We had a good conversation and talked about a lot of the worries I mentioned here yesterday. As a result, I’m now scheduled for my midpoint evaluation as a rendezvous support officer. The date is not entirely set due to the upcoming shuttle flight, but it could be as soon as December 5 if the shuttle launch slips. I hope that doesn’t happen, so more likely, my midpoint will be in mid-January. Either way, I am on the schedule, which is a step in the right direction for me. A midpoint evaluation will allow me to get feedback on how I’m doing and work on improving my weak areas. I’m excited. Progress is good.
My group lead also told me that he’s been getting good feedback from my coworkers on the sims I’ve worked so far. I am my own worst critic and never really believe it when people tell me things like that — mainly because I unrealistically expect myself to perform at certification level from day 1 — but it was definitely nice to hear.
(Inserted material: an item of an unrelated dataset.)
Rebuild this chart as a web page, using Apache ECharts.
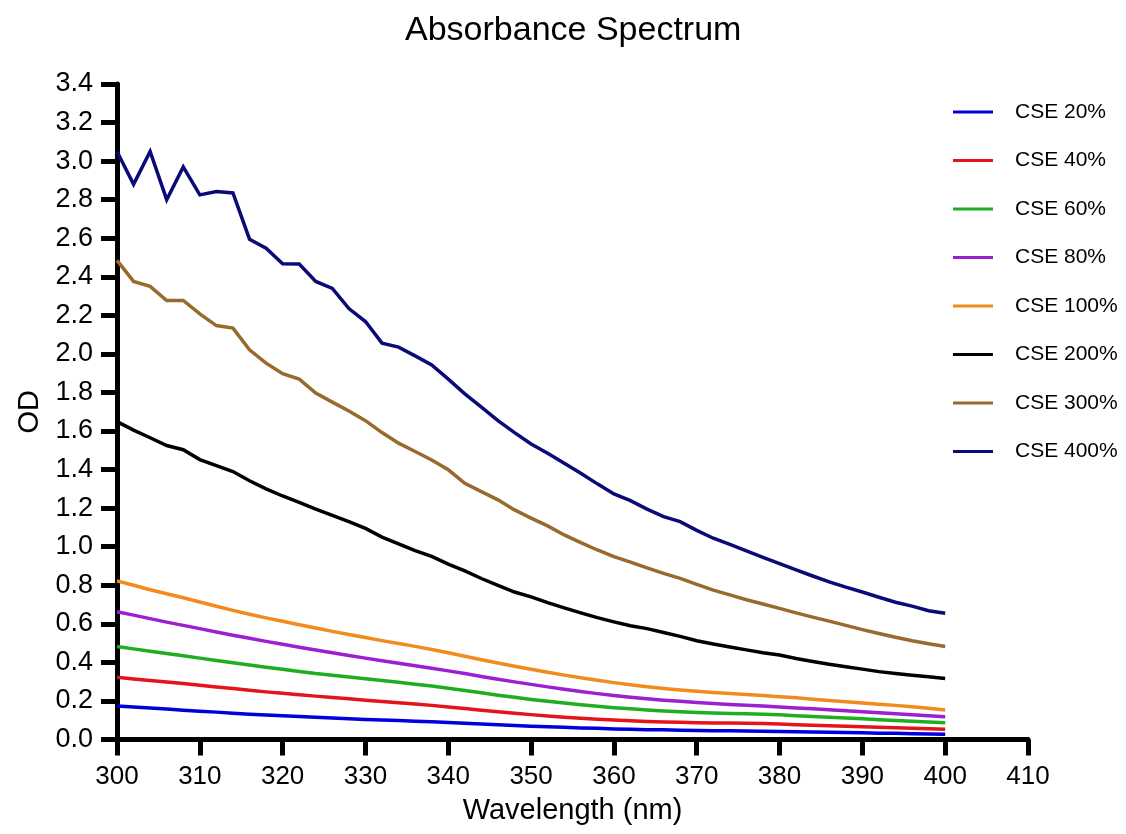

I told him that I feel like I’m stalled, and talked about options to get me moving again, and get me some tasks beyond just my training. We also talked about the possibility of my continuing to work ascents indefinitely, provided it is not too much of a conflict with my rendezvous work. Originally when I got this job a year ago, the plan was for me to continue in the ascent position for another year before transitioning entirely to rendezvous. There is a running joke among my coworkers and me that no one in this division ever really gives up work — they just take it with them when they move to different positions. It’s funny because it’s true, and yet I do really want to keep my ascent job. It makes sense because I’m needed there. But the current flight assignments were making things a bit rough — I was scheduled to work both ascent and rendezvous on the same mission, which, while not impossible, would be quite stressful.
So I talked to the group lead in charge of my ascent job, and he agreed to shuffle the flight assignments so that I can maintain my ascent job without conflicting with my rendezvous job. The shuffle means that I’ll probably only work one launch next year instead of two, but that I’ll be able to continue working launches through the end of the shuttle program instead of quitting after April.
I know that was a lot of work talk, and maybe it’s not very interesting to most of you, but it made today a lot better than yesterday, and has left me feeling really positive again. Today also served as a good reminder that if there is something bothering me, I don’t always have to figure it out myself. There are people out there willing to help me get what I want.